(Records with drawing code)
========================================================================
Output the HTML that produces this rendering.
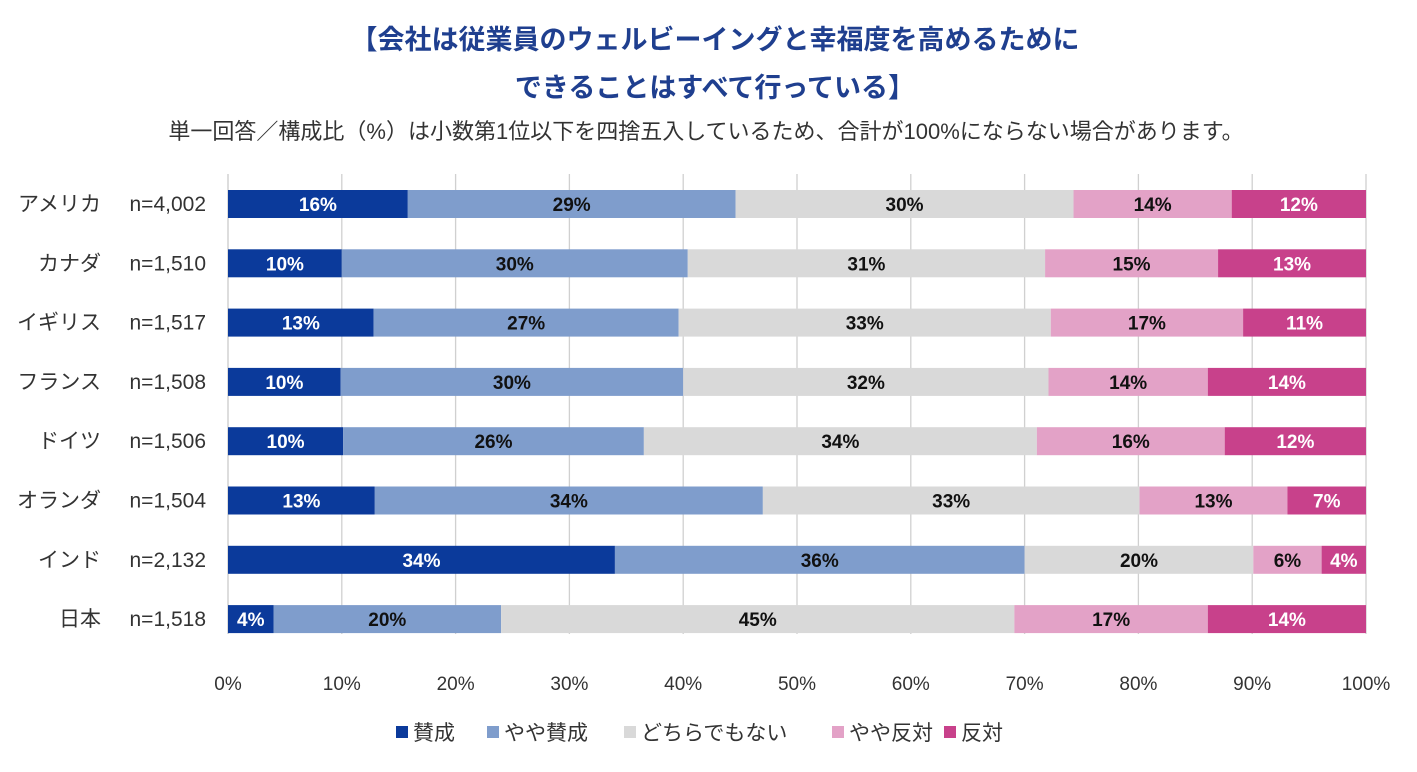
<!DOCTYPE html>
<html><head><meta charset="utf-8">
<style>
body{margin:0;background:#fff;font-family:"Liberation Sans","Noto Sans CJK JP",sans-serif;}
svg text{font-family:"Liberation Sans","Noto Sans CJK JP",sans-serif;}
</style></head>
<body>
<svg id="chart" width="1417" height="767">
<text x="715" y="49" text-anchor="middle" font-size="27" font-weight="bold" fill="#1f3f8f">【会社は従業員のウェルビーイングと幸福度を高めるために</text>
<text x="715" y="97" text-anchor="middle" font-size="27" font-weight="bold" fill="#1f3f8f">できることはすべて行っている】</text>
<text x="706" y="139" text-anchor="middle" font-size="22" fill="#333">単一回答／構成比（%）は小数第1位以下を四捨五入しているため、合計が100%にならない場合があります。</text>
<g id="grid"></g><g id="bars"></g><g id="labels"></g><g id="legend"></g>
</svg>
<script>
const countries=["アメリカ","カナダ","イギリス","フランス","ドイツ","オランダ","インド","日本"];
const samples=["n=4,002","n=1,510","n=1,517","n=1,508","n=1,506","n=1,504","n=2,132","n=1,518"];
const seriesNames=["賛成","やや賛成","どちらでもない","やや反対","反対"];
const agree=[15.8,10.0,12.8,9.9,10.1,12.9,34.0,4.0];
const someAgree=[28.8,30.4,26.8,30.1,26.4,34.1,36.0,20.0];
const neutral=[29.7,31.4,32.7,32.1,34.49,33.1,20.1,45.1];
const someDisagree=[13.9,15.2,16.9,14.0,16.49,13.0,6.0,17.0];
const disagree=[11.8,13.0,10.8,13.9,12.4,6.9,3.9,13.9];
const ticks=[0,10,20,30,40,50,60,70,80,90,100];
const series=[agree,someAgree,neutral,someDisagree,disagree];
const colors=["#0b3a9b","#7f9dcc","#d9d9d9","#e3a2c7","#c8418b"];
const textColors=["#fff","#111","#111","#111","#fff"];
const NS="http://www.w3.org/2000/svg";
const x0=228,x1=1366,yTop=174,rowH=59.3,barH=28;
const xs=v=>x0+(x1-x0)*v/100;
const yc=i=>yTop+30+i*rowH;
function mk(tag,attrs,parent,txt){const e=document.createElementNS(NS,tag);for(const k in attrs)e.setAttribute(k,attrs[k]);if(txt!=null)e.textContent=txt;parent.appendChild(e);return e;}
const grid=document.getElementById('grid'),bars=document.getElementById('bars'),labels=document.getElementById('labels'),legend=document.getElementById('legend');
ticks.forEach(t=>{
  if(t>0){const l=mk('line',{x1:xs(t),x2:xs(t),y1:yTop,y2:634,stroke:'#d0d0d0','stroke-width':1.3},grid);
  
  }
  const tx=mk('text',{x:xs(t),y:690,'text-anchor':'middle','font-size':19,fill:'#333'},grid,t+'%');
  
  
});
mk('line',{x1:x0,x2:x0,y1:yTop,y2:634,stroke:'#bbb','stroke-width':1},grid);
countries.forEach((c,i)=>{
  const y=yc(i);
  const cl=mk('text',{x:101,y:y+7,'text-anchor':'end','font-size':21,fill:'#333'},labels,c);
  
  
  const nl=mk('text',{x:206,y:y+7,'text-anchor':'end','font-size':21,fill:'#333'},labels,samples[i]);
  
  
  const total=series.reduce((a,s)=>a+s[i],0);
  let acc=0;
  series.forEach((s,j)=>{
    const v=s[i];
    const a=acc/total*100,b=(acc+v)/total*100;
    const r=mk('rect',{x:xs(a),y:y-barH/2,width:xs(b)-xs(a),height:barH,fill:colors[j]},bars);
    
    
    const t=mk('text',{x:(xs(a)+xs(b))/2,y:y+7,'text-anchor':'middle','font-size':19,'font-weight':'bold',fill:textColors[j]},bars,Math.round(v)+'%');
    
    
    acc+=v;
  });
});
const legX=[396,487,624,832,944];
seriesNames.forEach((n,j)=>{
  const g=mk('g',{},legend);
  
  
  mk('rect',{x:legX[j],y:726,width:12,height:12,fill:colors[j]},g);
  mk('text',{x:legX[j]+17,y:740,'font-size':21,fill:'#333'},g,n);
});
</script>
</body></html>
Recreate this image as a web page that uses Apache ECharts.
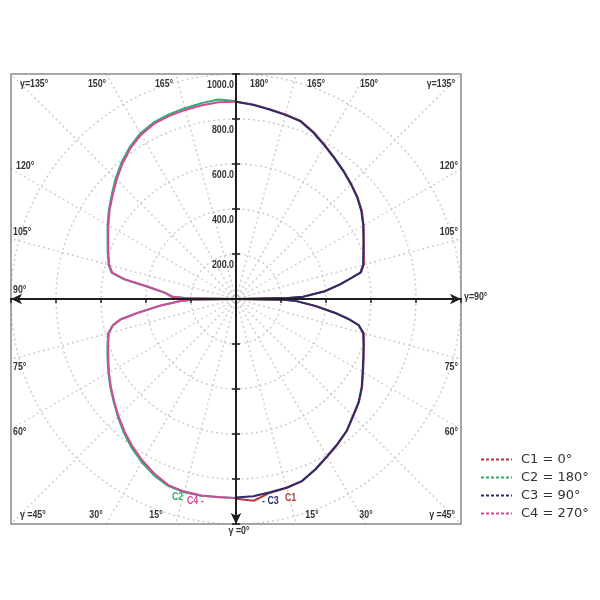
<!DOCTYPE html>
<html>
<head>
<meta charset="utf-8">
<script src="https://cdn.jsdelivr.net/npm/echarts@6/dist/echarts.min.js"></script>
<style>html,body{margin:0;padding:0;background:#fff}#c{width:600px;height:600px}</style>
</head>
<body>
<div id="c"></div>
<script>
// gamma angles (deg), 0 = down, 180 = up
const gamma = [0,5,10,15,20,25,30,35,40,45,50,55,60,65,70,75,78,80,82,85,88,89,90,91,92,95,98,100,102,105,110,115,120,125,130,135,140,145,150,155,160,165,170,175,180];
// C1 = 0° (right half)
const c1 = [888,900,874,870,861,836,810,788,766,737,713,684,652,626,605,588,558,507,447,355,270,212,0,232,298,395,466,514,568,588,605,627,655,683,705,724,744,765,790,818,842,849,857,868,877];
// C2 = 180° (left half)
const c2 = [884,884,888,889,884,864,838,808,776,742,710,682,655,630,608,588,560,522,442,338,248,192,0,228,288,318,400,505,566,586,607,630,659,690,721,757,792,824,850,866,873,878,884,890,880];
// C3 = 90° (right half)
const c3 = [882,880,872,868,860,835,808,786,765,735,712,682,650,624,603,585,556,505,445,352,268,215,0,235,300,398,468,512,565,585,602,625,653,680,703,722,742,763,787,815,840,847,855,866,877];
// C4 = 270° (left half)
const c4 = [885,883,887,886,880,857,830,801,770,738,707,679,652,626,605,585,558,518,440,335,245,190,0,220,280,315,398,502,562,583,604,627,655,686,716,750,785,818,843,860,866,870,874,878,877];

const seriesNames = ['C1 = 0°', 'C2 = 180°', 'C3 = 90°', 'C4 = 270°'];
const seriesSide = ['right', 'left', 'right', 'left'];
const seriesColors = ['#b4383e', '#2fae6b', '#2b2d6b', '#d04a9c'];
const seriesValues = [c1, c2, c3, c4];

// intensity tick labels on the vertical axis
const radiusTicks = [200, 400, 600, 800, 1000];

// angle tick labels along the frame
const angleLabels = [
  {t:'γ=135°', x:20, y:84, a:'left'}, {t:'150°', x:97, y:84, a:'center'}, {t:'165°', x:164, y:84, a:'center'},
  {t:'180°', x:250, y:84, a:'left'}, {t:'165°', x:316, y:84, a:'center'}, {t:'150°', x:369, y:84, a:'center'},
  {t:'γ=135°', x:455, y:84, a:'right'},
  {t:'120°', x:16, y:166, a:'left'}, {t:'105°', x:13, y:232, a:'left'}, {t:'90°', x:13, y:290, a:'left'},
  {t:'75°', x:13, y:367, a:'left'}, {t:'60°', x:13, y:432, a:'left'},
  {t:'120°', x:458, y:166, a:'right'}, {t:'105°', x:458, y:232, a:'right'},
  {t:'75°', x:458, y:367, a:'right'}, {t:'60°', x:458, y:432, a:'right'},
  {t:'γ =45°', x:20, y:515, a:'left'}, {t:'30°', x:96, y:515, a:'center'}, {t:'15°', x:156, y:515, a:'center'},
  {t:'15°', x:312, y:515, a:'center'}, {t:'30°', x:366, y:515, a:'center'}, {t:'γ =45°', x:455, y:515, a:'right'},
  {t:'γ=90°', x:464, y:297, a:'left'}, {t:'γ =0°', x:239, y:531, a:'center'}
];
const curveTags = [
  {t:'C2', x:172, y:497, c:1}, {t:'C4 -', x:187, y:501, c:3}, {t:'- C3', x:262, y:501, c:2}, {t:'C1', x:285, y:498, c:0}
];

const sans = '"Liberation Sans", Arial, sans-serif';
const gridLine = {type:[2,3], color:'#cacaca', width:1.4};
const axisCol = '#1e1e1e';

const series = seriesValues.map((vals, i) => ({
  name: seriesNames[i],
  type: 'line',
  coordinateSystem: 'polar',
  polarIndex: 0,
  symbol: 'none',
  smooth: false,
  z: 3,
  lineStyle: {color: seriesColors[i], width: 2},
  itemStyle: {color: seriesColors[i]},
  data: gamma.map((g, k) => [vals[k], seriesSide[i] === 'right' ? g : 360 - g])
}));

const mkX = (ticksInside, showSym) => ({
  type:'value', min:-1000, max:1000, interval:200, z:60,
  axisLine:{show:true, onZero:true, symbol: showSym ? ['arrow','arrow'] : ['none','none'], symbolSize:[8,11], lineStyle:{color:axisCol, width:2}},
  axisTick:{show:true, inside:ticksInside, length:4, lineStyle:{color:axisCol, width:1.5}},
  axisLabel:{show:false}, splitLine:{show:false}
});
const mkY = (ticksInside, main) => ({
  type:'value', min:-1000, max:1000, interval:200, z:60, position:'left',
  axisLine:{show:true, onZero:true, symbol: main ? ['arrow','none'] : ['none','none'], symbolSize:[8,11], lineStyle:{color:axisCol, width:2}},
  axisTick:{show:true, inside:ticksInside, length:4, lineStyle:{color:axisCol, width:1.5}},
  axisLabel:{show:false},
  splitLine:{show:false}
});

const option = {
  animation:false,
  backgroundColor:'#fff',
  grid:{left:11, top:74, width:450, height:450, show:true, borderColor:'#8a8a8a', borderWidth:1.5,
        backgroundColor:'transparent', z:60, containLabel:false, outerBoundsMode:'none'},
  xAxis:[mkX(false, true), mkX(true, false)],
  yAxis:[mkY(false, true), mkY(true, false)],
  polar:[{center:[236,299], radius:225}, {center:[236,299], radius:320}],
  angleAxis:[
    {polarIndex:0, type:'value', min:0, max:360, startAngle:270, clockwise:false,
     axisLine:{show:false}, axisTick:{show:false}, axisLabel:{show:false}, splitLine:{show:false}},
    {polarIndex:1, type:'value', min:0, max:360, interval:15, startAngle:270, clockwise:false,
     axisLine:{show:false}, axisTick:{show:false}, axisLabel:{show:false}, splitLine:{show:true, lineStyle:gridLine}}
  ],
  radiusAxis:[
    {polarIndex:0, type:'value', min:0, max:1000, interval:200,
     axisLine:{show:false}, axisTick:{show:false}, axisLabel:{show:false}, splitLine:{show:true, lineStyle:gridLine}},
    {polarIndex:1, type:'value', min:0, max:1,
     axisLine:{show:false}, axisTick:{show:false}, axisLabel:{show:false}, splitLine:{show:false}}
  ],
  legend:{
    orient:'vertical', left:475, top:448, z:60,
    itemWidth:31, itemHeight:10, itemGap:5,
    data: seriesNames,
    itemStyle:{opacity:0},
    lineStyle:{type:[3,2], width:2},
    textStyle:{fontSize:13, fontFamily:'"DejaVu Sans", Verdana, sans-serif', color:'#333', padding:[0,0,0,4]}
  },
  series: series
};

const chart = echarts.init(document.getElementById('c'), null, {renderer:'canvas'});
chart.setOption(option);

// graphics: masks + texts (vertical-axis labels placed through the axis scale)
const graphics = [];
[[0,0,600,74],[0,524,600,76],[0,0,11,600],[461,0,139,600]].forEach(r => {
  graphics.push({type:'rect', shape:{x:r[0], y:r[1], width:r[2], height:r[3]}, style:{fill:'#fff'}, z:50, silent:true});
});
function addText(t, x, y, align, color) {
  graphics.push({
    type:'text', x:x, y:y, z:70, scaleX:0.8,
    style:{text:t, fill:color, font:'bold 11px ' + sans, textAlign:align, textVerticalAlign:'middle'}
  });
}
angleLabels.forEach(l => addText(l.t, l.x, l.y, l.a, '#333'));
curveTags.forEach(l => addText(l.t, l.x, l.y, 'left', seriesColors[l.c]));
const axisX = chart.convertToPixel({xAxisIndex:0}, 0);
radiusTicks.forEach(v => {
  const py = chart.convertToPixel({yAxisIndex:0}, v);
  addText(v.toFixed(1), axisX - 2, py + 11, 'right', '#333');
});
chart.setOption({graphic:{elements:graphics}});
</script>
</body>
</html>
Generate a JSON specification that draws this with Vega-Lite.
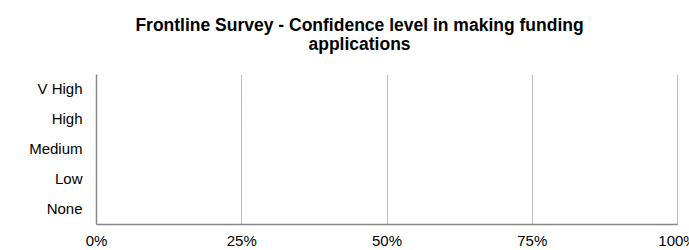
========================================================================
Directions for this task: In the listing above, find the lines holding the word "that" and copy them.

Correct result:
Output the HTML that produces this rendering.
Recreate this image as a web page that uses Apache ECharts.
Generate a JSON specification that draws this with Vega-Lite.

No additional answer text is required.